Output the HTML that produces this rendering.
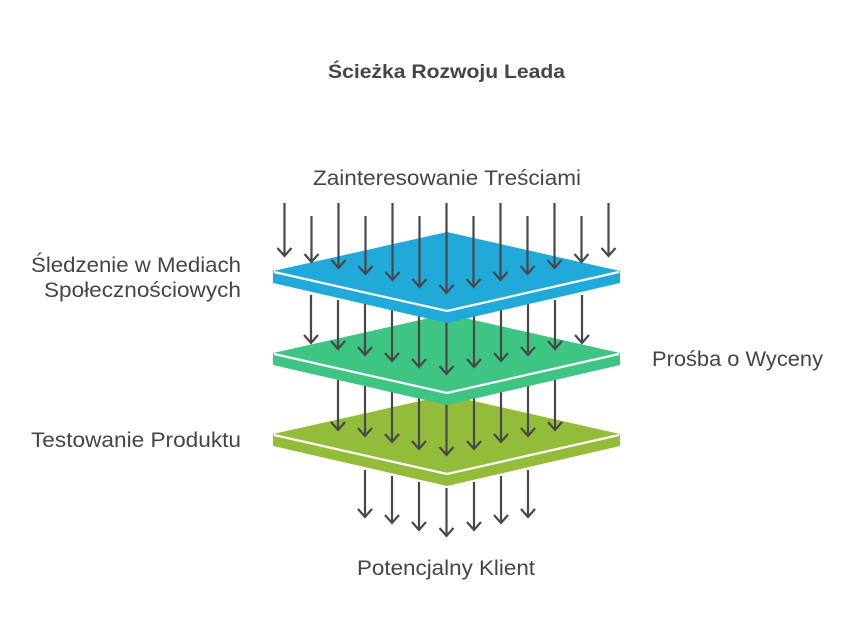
<!DOCTYPE html>
<html><head><meta charset="utf-8"><style>html,body{margin:0;padding:0;background:#fff}svg{display:block}</style></head>
<body>
<svg width="867" height="637" viewBox="0 0 867 637" xmlns="http://www.w3.org/2000/svg" font-family="'Liberation Sans', sans-serif">
<!-- lime plate -->
<g>
<polygon points="273,434 273,446 447,486 620,446 620,434 447,395" fill="#93bc3a"/>
<polyline points="274,435 447,474 619,435" fill="none" stroke="#fff" stroke-width="2.2"/>
</g>
<!-- layer 3 arrows -->
<g stroke="#484848" stroke-width="2.2" fill="none">
<path d="M338,380V430M331,422L338,430L345,422"/>
<path d="M365,380V436M358,428L365,436L372,428"/>
<path d="M392,380V442M385,434L392,442L399,434"/>
<path d="M419,380V449M412,441L419,449L426,441"/>
<path d="M446.5,380V455M439.5,447L446.5,455L453.5,447"/>
<path d="M474,380V449M467,441L474,449L481,441"/>
<path d="M501,380V442M494,434L501,442L508,434"/>
<path d="M528,380V436M521,428L528,436L535,428"/>
<path d="M555,380V430M548,422L555,430L562,422"/>
</g>
<!-- layer 4 arrows -->
<g stroke="#484848" stroke-width="2.2" fill="none">
<path d="M365,470V517M358,509L365,517L372,509"/>
<path d="M392,476V523M385,515L392,523L399,515"/>
<path d="M419,482V530M412,522L419,530L426,522"/>
<path d="M446.5,488V536M439.5,528L446.5,536L453.5,528"/>
<path d="M474,482V530M467,522L474,530L481,522"/>
<path d="M501,476V523M494,515L501,523L508,515"/>
<path d="M528,470V517M521,509L528,517L535,509"/>
</g>
<!-- green plate -->
<g>
<polygon points="273,353 273,365 447,405 620,365 620,353 447,314" fill="#3ec584"/>
<polyline points="274,354 447,393 619,354" fill="none" stroke="#fff" stroke-width="2.2"/>
</g>
<!-- layer 2 arrows -->
<g stroke="#484848" stroke-width="2.2" fill="none">
<path d="M311,295V343M304,335L311,343L318,335"/>
<path d="M338,300V349M331,341L338,349L345,341"/>
<path d="M365,300V355M358,347L365,355L372,347"/>
<path d="M392,300V361M385,353L392,361L399,353"/>
<path d="M419,300V367M412,359L419,367L426,359"/>
<path d="M446.5,300V374M439.5,366L446.5,374L453.5,366"/>
<path d="M474,300V367M467,359L474,367L481,359"/>
<path d="M501,300V361M494,353L501,361L508,353"/>
<path d="M528,300V355M521,347L528,355L535,347"/>
<path d="M555,300V349M548,341L555,349L562,341"/>
<path d="M582,295V343M575,335L582,343L589,335"/>
</g>
<!-- blue plate -->
<g>
<polygon points="273,271 273,283 447,323 620,283 620,271 447,232" fill="#20a9d9"/>
<polyline points="274,272 447,311 619,272" fill="none" stroke="#fff" stroke-width="2.2"/>
</g>
<!-- layer 1 arrows -->
<g stroke="#484848" stroke-width="2.2" fill="none">
<path d="M284.5,203V256M277.5,248L284.5,256L291.5,248"/>
<path d="M311.5,216V262M304.5,254L311.5,262L318.5,254"/>
<path d="M338.5,203V268M331.5,260L338.5,268L345.5,260"/>
<path d="M365.5,216V274M358.5,266L365.5,274L372.5,266"/>
<path d="M392.5,203V280M385.5,272L392.5,280L399.5,272"/>
<path d="M419.5,216V287M412.5,279L419.5,287L426.5,279"/>
<path d="M446.5,203V293M439.5,285L446.5,293L453.5,285"/>
<path d="M473.5,216V287M466.5,279L473.5,287L480.5,279"/>
<path d="M500.5,203V280M493.5,272L500.5,280L507.5,272"/>
<path d="M527.5,216V274M520.5,266L527.5,274L534.5,266"/>
<path d="M554.5,203V268M547.5,260L554.5,268L561.5,260"/>
<path d="M581.5,216V262M574.5,254L581.5,262L588.5,254"/>
<path d="M608.5,203V256M601.5,248L608.5,256L615.5,248"/>
</g>
<!-- text -->
<g fill="#454545">
<text x="328" y="78" font-size="19" font-weight="bold" textLength="237" lengthAdjust="spacingAndGlyphs">Ścieżka Rozwoju Leada</text>
<text x="313" y="185" font-size="21" textLength="268" lengthAdjust="spacingAndGlyphs">Zainteresowanie Treściami</text>
<text x="31" y="272" font-size="21" textLength="210" lengthAdjust="spacingAndGlyphs">Śledzenie w Mediach</text>
<text x="44" y="297" font-size="21" textLength="197" lengthAdjust="spacingAndGlyphs">Społecznościowych</text>
<text x="652" y="366" font-size="21" textLength="171" lengthAdjust="spacingAndGlyphs">Prośba o Wyceny</text>
<text x="31" y="447" font-size="21" textLength="210" lengthAdjust="spacingAndGlyphs">Testowanie Produktu</text>
<text x="357" y="575" font-size="21" textLength="178" lengthAdjust="spacingAndGlyphs">Potencjalny Klient</text>
</g>
</svg>
</body></html>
============================================================
> _Given request_: Output the material word for word, omitting its pictures.

> _Response to the task_:
Output the HTML that produces this rendering.
<!DOCTYPE html>
<html><head><meta charset="utf-8"><style>html,body{margin:0;padding:0;background:#fff}svg{display:block}</style></head>
<body>
<svg width="867" height="637" viewBox="0 0 867 637" xmlns="http://www.w3.org/2000/svg" font-family="'Liberation Sans', sans-serif">
<!-- lime plate -->
<g>
<polygon points="273,434 273,446 447,486 620,446 620,434 447,395" fill="#93bc3a"/>
<polyline points="274,435 447,474 619,435" fill="none" stroke="#fff" stroke-width="2.2"/>
</g>
<!-- layer 3 arrows -->
<g stroke="#484848" stroke-width="2.2" fill="none">
<path d="M338,380V430M331,422L338,430L345,422"/>
<path d="M365,380V436M358,428L365,436L372,428"/>
<path d="M392,380V442M385,434L392,442L399,434"/>
<path d="M419,380V449M412,441L419,449L426,441"/>
<path d="M446.5,380V455M439.5,447L446.5,455L453.5,447"/>
<path d="M474,380V449M467,441L474,449L481,441"/>
<path d="M501,380V442M494,434L501,442L508,434"/>
<path d="M528,380V436M521,428L528,436L535,428"/>
<path d="M555,380V430M548,422L555,430L562,422"/>
</g>
<!-- layer 4 arrows -->
<g stroke="#484848" stroke-width="2.2" fill="none">
<path d="M365,470V517M358,509L365,517L372,509"/>
<path d="M392,476V523M385,515L392,523L399,515"/>
<path d="M419,482V530M412,522L419,530L426,522"/>
<path d="M446.5,488V536M439.5,528L446.5,536L453.5,528"/>
<path d="M474,482V530M467,522L474,530L481,522"/>
<path d="M501,476V523M494,515L501,523L508,515"/>
<path d="M528,470V517M521,509L528,517L535,509"/>
</g>
<!-- green plate -->
<g>
<polygon points="273,353 273,365 447,405 620,365 620,353 447,314" fill="#3ec584"/>
<polyline points="274,354 447,393 619,354" fill="none" stroke="#fff" stroke-width="2.2"/>
</g>
<!-- layer 2 arrows -->
<g stroke="#484848" stroke-width="2.2" fill="none">
<path d="M311,295V343M304,335L311,343L318,335"/>
<path d="M338,300V349M331,341L338,349L345,341"/>
<path d="M365,300V355M358,347L365,355L372,347"/>
<path d="M392,300V361M385,353L392,361L399,353"/>
<path d="M419,300V367M412,359L419,367L426,359"/>
<path d="M446.5,300V374M439.5,366L446.5,374L453.5,366"/>
<path d="M474,300V367M467,359L474,367L481,359"/>
<path d="M501,300V361M494,353L501,361L508,353"/>
<path d="M528,300V355M521,347L528,355L535,347"/>
<path d="M555,300V349M548,341L555,349L562,341"/>
<path d="M582,295V343M575,335L582,343L589,335"/>
</g>
<!-- blue plate -->
<g>
<polygon points="273,271 273,283 447,323 620,283 620,271 447,232" fill="#20a9d9"/>
<polyline points="274,272 447,311 619,272" fill="none" stroke="#fff" stroke-width="2.2"/>
</g>
<!-- layer 1 arrows -->
<g stroke="#484848" stroke-width="2.2" fill="none">
<path d="M284.5,203V256M277.5,248L284.5,256L291.5,248"/>
<path d="M311.5,216V262M304.5,254L311.5,262L318.5,254"/>
<path d="M338.5,203V268M331.5,260L338.5,268L345.5,260"/>
<path d="M365.5,216V274M358.5,266L365.5,274L372.5,266"/>
<path d="M392.5,203V280M385.5,272L392.5,280L399.5,272"/>
<path d="M419.5,216V287M412.5,279L419.5,287L426.5,279"/>
<path d="M446.5,203V293M439.5,285L446.5,293L453.5,285"/>
<path d="M473.5,216V287M466.5,279L473.5,287L480.5,279"/>
<path d="M500.5,203V280M493.5,272L500.5,280L507.5,272"/>
<path d="M527.5,216V274M520.5,266L527.5,274L534.5,266"/>
<path d="M554.5,203V268M547.5,260L554.5,268L561.5,260"/>
<path d="M581.5,216V262M574.5,254L581.5,262L588.5,254"/>
<path d="M608.5,203V256M601.5,248L608.5,256L615.5,248"/>
</g>
<!-- text -->
<g fill="#454545">
<text x="328" y="78" font-size="19" font-weight="bold" textLength="237" lengthAdjust="spacingAndGlyphs">Ścieżka Rozwoju Leada</text>
<text x="313" y="185" font-size="21" textLength="268" lengthAdjust="spacingAndGlyphs">Zainteresowanie Treściami</text>
<text x="31" y="272" font-size="21" textLength="210" lengthAdjust="spacingAndGlyphs">Śledzenie w Mediach</text>
<text x="44" y="297" font-size="21" textLength="197" lengthAdjust="spacingAndGlyphs">Społecznościowych</text>
<text x="652" y="366" font-size="21" textLength="171" lengthAdjust="spacingAndGlyphs">Prośba o Wyceny</text>
<text x="31" y="447" font-size="21" textLength="210" lengthAdjust="spacingAndGlyphs">Testowanie Produktu</text>
<text x="357" y="575" font-size="21" textLength="178" lengthAdjust="spacingAndGlyphs">Potencjalny Klient</text>
</g>
</svg>
</body></html>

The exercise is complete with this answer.